TO DO ::
Every line that includes the word "matplotlib" is to be listed.

DATASET CONTENT ::
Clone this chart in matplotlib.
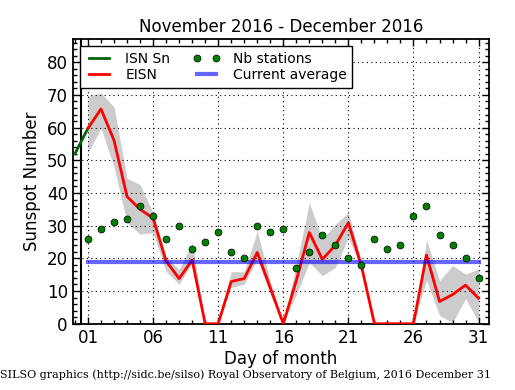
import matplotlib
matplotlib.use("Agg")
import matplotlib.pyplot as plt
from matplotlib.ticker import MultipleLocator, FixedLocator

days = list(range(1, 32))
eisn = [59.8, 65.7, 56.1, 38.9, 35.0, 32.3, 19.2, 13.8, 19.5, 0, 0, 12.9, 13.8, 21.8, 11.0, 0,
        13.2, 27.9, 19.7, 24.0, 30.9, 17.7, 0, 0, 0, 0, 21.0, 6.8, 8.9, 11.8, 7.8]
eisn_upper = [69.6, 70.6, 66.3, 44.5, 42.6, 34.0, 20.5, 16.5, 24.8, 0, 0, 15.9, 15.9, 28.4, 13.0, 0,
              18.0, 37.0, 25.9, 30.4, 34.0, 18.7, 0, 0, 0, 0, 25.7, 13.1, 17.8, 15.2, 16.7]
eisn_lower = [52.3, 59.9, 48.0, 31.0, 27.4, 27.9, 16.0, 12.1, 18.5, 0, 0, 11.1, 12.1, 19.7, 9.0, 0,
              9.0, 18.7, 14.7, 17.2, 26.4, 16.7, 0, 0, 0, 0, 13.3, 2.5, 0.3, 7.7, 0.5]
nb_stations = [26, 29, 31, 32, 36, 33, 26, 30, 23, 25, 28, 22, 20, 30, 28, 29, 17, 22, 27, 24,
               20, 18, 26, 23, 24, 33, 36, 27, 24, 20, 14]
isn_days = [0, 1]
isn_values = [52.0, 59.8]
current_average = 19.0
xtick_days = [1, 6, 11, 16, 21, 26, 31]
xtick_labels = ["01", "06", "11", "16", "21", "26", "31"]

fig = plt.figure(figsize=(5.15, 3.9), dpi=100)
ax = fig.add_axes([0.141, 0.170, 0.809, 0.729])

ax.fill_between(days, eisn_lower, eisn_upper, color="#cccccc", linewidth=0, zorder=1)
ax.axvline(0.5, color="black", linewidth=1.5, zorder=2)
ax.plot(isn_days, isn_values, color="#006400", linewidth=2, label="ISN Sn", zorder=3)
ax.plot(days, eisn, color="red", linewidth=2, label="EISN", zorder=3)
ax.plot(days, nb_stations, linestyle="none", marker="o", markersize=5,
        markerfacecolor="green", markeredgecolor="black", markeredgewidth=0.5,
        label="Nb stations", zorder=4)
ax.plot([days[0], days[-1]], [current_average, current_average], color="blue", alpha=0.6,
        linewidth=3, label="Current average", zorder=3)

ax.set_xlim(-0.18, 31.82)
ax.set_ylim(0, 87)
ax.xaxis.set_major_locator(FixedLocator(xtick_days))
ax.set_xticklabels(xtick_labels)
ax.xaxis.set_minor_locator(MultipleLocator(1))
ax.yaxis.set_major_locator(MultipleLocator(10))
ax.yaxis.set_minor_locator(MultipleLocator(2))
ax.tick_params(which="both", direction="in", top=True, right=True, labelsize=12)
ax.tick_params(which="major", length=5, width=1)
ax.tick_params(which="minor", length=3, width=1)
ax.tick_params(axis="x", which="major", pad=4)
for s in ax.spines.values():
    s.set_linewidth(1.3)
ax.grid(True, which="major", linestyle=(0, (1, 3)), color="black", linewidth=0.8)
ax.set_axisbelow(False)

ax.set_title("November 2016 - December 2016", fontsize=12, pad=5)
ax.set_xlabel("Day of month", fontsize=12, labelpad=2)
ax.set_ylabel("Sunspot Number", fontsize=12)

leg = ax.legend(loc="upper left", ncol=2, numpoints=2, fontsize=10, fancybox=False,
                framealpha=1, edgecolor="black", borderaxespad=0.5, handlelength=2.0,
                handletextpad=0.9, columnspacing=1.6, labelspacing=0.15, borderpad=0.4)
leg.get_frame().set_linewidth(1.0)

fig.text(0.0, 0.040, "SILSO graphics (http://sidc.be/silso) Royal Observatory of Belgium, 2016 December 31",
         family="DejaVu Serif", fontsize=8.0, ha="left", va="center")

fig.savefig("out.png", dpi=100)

RESULT OF THE EXERCISE ::
Clone this chart in matplotlib.
import matplotlib
matplotlib.use("Agg")
import matplotlib.pyplot as plt
from matplotlib.ticker import MultipleLocator, FixedLocator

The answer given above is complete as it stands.